-- Start Exercise input --

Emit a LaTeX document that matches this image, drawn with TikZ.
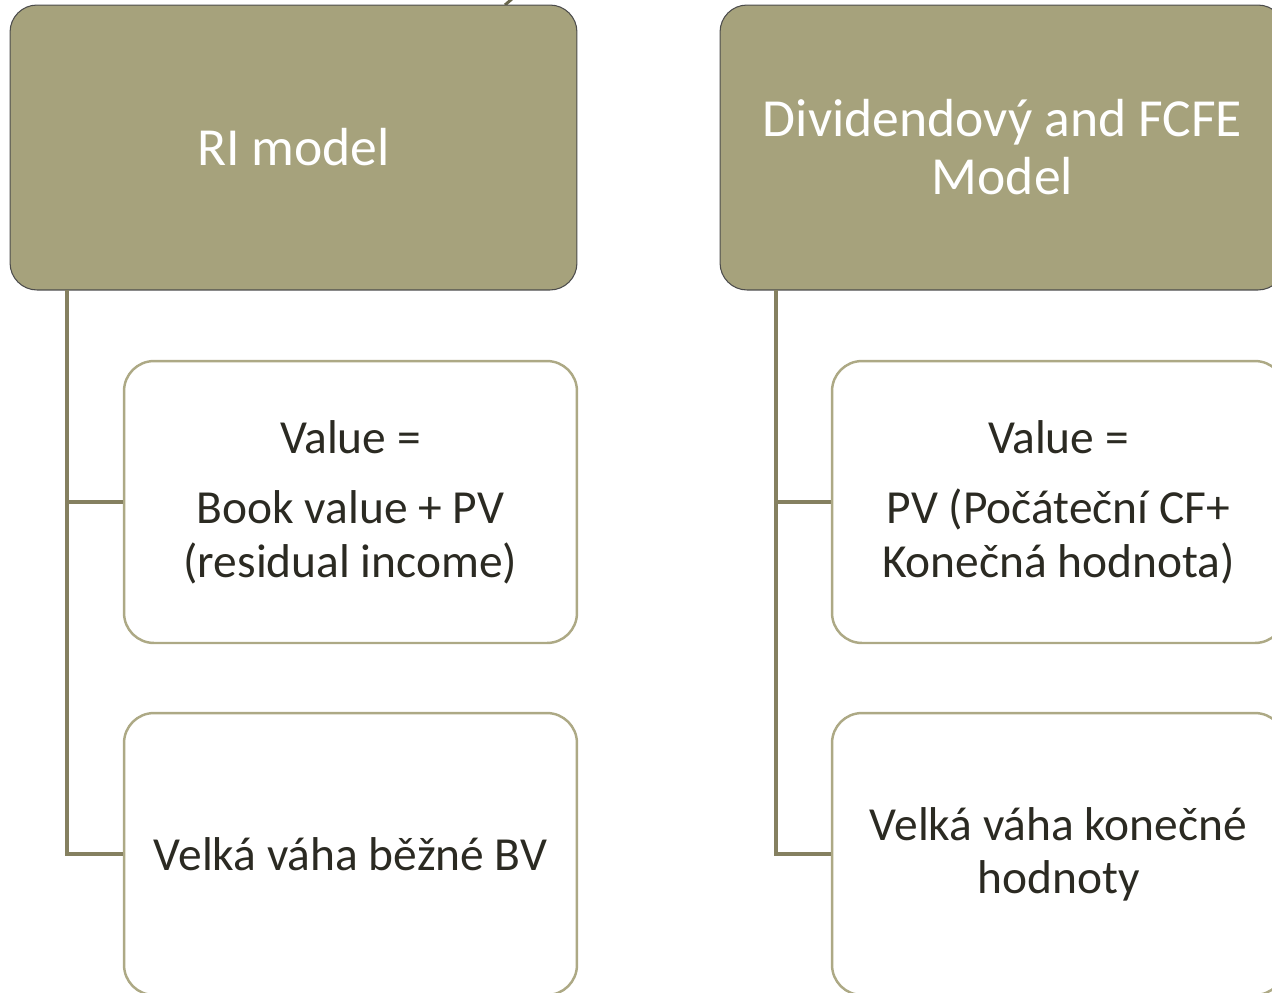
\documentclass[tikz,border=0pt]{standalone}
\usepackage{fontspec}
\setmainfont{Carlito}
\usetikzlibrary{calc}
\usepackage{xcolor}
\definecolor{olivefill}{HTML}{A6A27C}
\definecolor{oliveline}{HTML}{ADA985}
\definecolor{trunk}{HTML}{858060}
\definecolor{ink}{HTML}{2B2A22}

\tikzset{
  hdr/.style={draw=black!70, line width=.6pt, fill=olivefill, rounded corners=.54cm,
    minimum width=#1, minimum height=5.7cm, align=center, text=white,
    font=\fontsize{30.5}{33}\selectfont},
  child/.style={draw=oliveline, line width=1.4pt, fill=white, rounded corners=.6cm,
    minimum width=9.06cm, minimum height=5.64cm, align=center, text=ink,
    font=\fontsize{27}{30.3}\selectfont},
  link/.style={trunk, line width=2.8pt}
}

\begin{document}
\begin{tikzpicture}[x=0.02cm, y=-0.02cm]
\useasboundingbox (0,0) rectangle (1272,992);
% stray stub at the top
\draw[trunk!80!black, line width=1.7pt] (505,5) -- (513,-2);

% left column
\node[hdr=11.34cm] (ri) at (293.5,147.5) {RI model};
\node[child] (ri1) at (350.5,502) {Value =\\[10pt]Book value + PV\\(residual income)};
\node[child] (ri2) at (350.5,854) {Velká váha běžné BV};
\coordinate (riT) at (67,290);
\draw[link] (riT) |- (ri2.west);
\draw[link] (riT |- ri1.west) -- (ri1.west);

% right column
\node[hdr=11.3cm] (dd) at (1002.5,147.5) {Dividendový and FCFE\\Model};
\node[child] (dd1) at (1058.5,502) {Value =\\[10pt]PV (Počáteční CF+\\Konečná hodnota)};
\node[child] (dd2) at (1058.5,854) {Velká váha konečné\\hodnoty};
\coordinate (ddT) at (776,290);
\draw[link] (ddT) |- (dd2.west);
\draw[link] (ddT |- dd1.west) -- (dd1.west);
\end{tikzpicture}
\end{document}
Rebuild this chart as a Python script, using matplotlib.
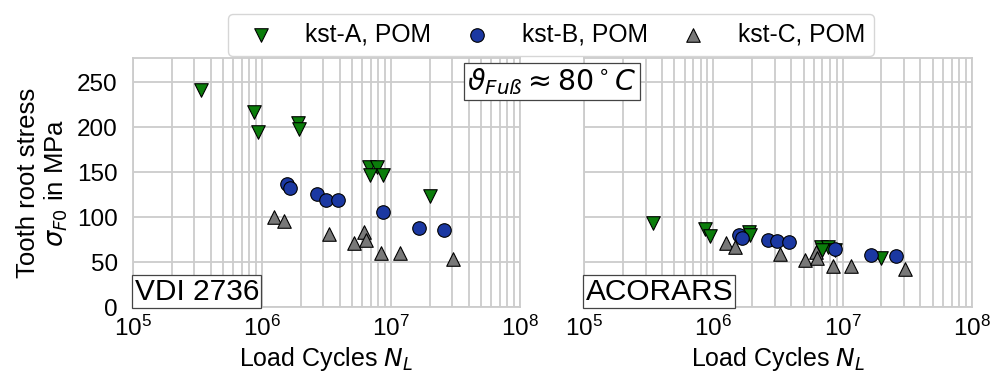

-- End Exercise input --

Find each line holding the word "this" and copy it.

**Solved exercise:**
Emit a LaTeX document that matches this image, drawn with TikZ.
Rebuild this chart as a Python script, using matplotlib.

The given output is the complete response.